しかし、先に正式な養子として迎えられた弟と、後から身を寄せたやなせ氏とでは、家の中での扱いに微妙な違いがありました。弟の千尋氏は奥座敷で伯父や伯母と共に寝るのですが、やなせ氏は、やはり伯父の家に居候していた一番若い叔父、つまり伯父や父の弟にあたる中学生と、玄関先の寒い書生部屋で寝ることになりました。生活上の違いはそれだけで、リベラルな伯父と優しい伯母は、居候のやなせ氏を比較的自由に育ててくれたといいます。
それでも、やなせ氏の中に屈折した感情が芽生えました。中学時代には、自分を「ひがんだ子ども」(同)だったと述懐しており、しばしば伯母を悩ませることもありました。突然、死にたいという衝動に駆られ、自殺を思い立って、夜遅くに線路に身を置いたこともあったのです。こうした孤独と喪失感、そして微妙な疎外感が入り混じったこの時代の「寂しく」「残酷な」記憶は、数十年後、みなしごのライオンが子供を亡くしたメス犬に育てられる物語『やさしいライオン』として結実します。これは、やなせ氏の作品の中でも特に有名なものの一つであり、彼の初期の喪失体験や孤独がいかに深く作品に影響を与えたかを示しています(編集部注:『やさしいライオン』は1967年にラジオドラマとして放送され、1969年に幼児向け絵本として刊行。やなせたかしの出世作となった)。
医師の道か、美術の道か
やなせ氏は中学卒業を目前に控え、伯父から「医者にならないか」と問われます。伯父としては、やなせ氏に自身の病院を継いで欲しいという期待を抱いていたのです。
しかし、この頃すでにやなせ氏は絵の道に進むことを強く決意していました。理数系が不得意で、特に数学では0点を取るほどだったため、医学部への道は現実的ではないことも自覚していました。

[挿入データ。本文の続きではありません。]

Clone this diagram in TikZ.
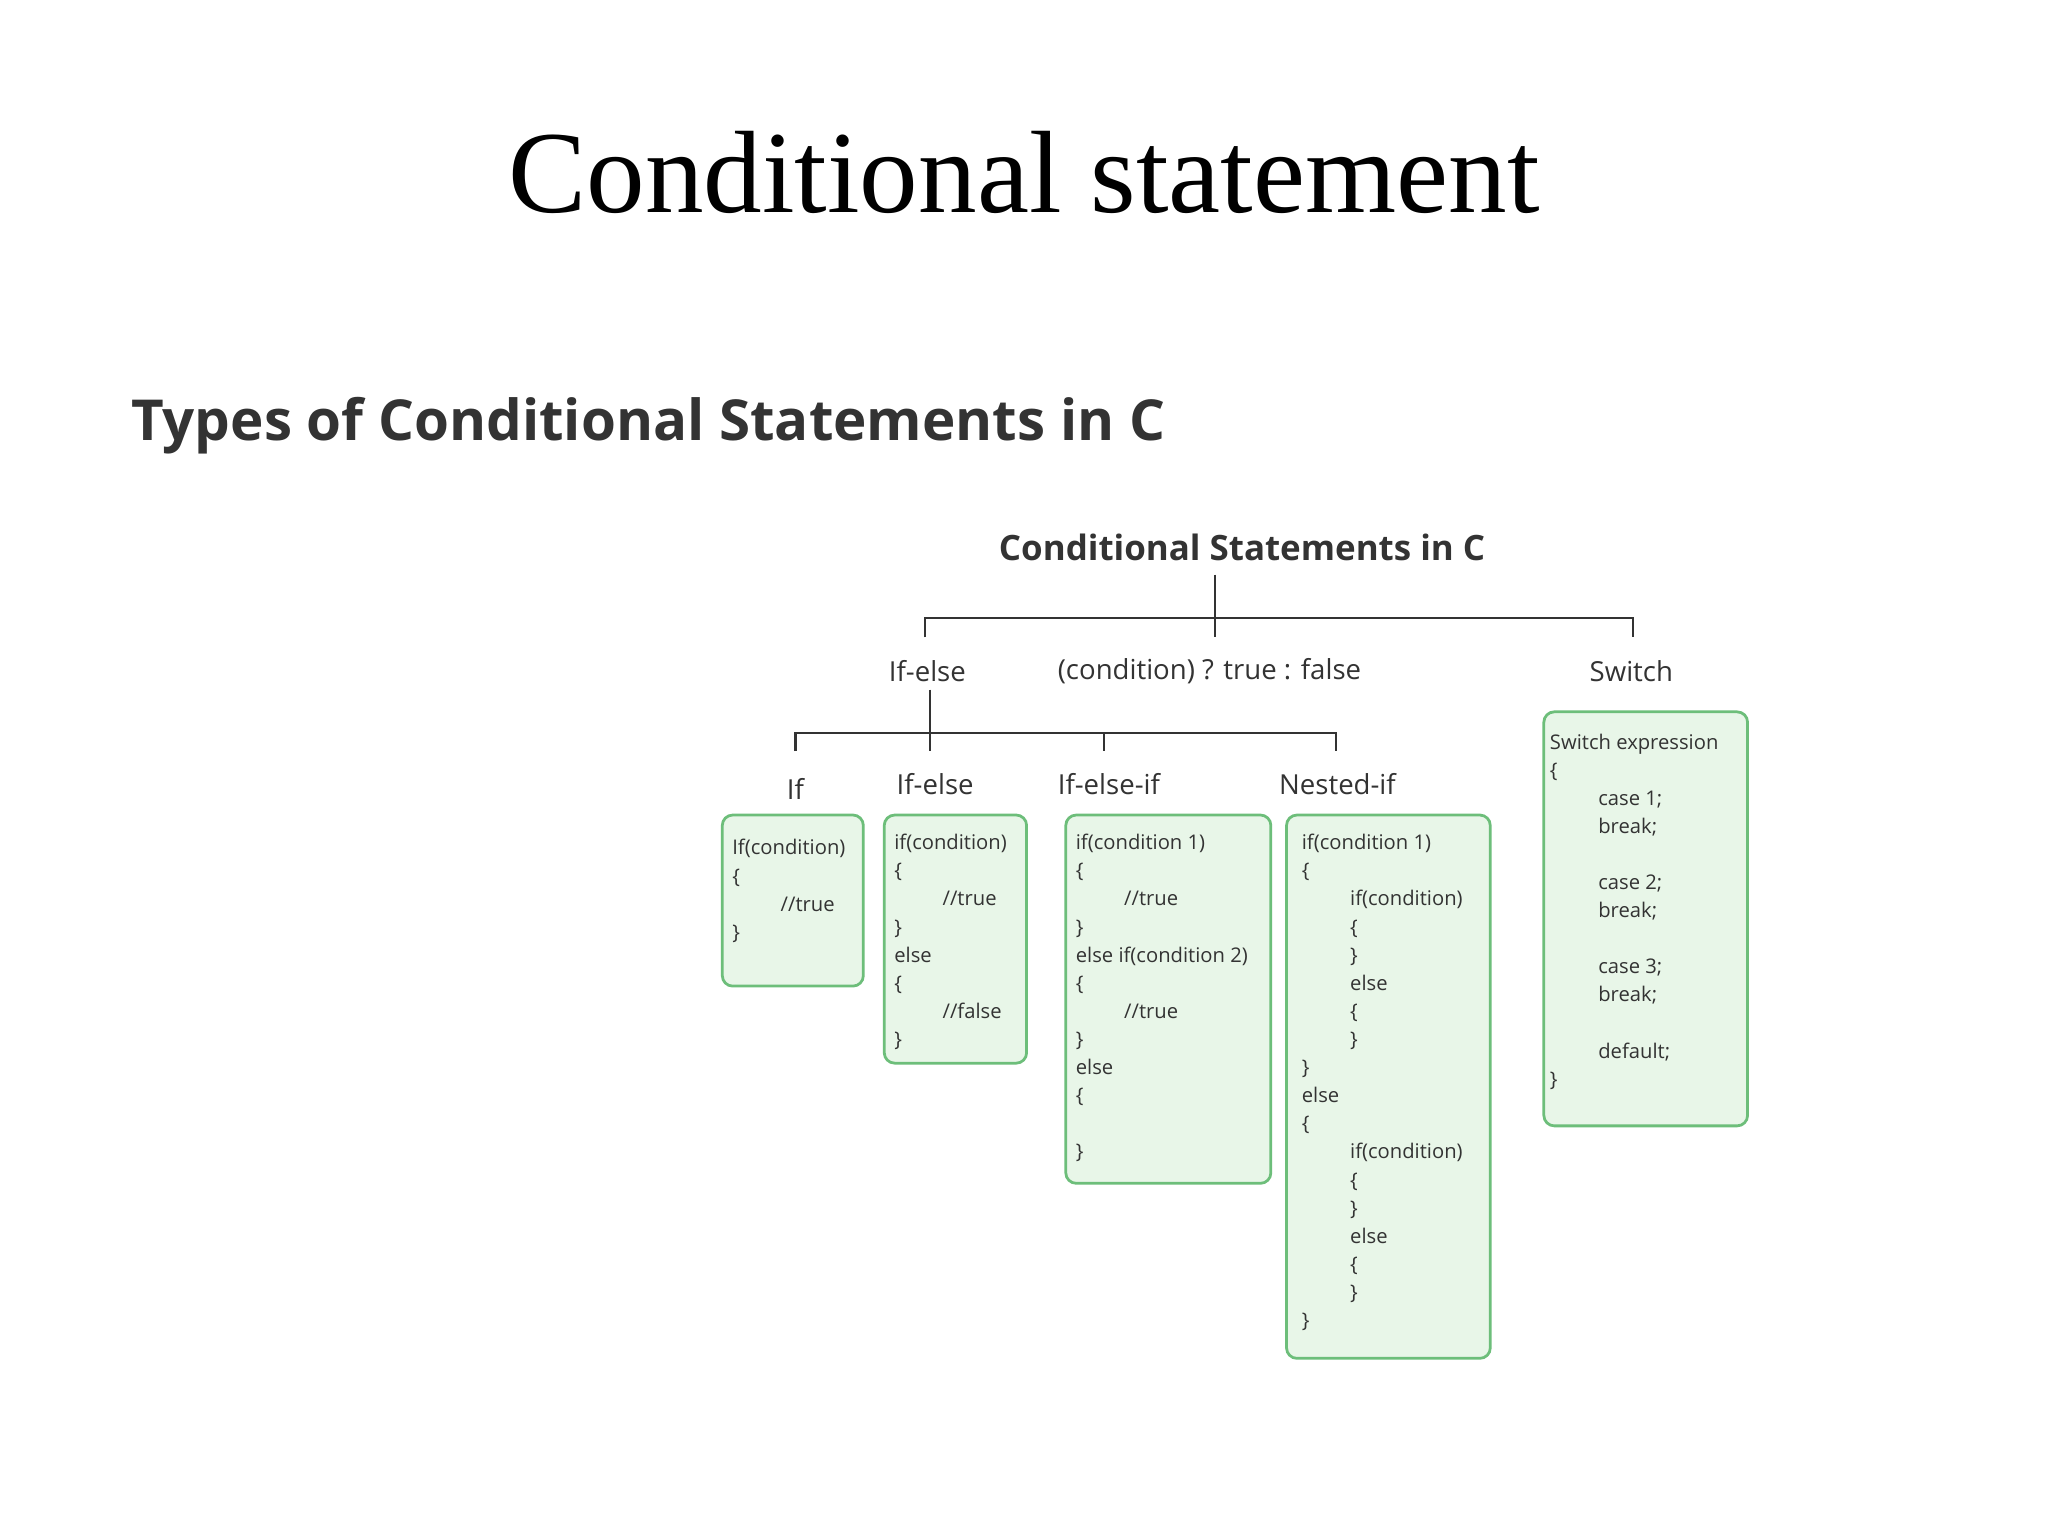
\documentclass[tikz,border=0pt]{standalone}
\usepackage{fontspec}
\setmainfont{Liberation Serif}
\newfontfamily\dsans{Open Sans}
\definecolor{bfill}{HTML}{E8F6E8}
\definecolor{bline}{HTML}{6DBE7A}
\definecolor{tgray}{HTML}{333333}
\begin{document}
\begin{tikzpicture}[x=0.01cm,y=-0.01cm,
  cbox/.style={draw=bline,fill=bfill,rounded corners=0.08cm,line width=0.6pt},
  code/.style={anchor=north west,inner sep=0,align=left,text=tgray,font=\dsans\fontsize{4.4}{6.12}\selectfont},
  lab/.style={text=tgray,font=\dsans\fontsize{6}{7}\selectfont},
  tree/.style={draw=tgray,line width=0.5pt}]
\useasboundingbox[fill=white] (0,0) rectangle (1568,1176);
\node (title) at (784,132) {\fontsize{25.5}{30}\selectfont Conditional statement};
\node[anchor=west,text=tgray,font=\dsans\fontsize{12.3}{14}\selectfont\bfseries] (sub) at (88,326) {Types of Conditional Statements in C};
\node[text=tgray,font=\dsans\fontsize{7.6}{9}\selectfont\bfseries] (root) at (951,419) {Conditional Statements in C};
% level 1
\node[lab] (ie) at (710,514) {If-else};
\node[lab] (tern) at (926,514) {(condition) ? true : false};
\node[lab] (sw) at (1249,514) {Switch};
\coordinate (r1) at (930,440);
\coordinate (j1) at (930,473);
\path[tree] (r1) -- (930,488) (708,488) -- (708,473) -- (1250,473) -- (1250,488);
% level 2
\node[lab] (if) at (609,604) {If};
\node[lab] (ie2) at (716,600) {If-else};
\node[lab] (ieif) at (849,600) {If-else-if};
\node[lab] (nif) at (1024,600) {Nested-if};
\path[tree] (712,528) -- (712,575) (609,575) -- (609,561) -- (1023,561) -- (1023,575) (845,561) -- (845,575);
% boxes
\draw[cbox] (553,624) rectangle (661,755);
\draw[cbox] (677,624) rectangle (786,814);
\draw[cbox] (816,624) rectangle (973,906);
\draw[cbox] (985,624) rectangle (1141,1040);
\draw[cbox] (1182,545) rectangle (1338,862);
\def\ind{\hspace*{0.37cm}}
\node[code] (cif) at (560,642) {If(condition)\\\{\\\ind//true\\\}};
\node[code] (cie) at (684,638) {if(condition)\\\{\\\ind//true\\\}\\else\\\{\\\ind//false\\\}};
\node[code] (cieif) at (823,638) {if(condition 1)\\\{\\\ind//true\\\}\\else if(condition 2)\\\{\\\ind//true\\\}\\else\\\{\\\mbox{}\\\}};
\node[code] (cnif) at (996,638) {if(condition 1)\\\{\\\ind if(condition)\\\ind\{\\\ind\}\\\ind else\\\ind\{\\\ind\}\\\}\\else\\\{\\\ind if(condition)\\\ind\{\\\ind\}\\\ind else\\\ind\{\\\ind\}\\\}};
\node[code] (csw) at (1186,561) {Switch expression\\\{\\\ind case 1;\\\ind break;\\\mbox{}\\\ind case 2;\\\ind break;\\\mbox{}\\\ind case 3;\\\ind break;\\\mbox{}\\\ind default;\\\}};
\end{tikzpicture}
\end{document}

彼は迷うことなく、伯父に対して自身の希望を正直に伝えたのです。
「絵に関係した学校に行きたいんです」
結論
やなせたかし氏の幼少期は、父の死、弟との別れ、母の不在、伯父宅での居候としての複雑な感情、そして深い孤独といった、相次ぐ喪失体験によって彩られていました。こうした経験は、彼の感受性を育む一方で、生きることの厳しさや、他者に受け入れられることの難しさを痛感させるものでした。しかし、皮肉なことに、これらの困難な経験こそが、後に彼が生み出すアンパンマンの根幹にある「困っている人を助けるためには、たとえ自分の身を削ってでも与える」という自己犠牲の精神や、弱者への温かい眼差しに深く繋がっていくのです。アンパンマンの「顔をあげる」という行為は、単なるファンタジーではなく、やなせたかし氏が自身の喪失体験と向き合い、人生の困難の中で見出した「正義」や「愛」の形を象徴していると言えるでしょう。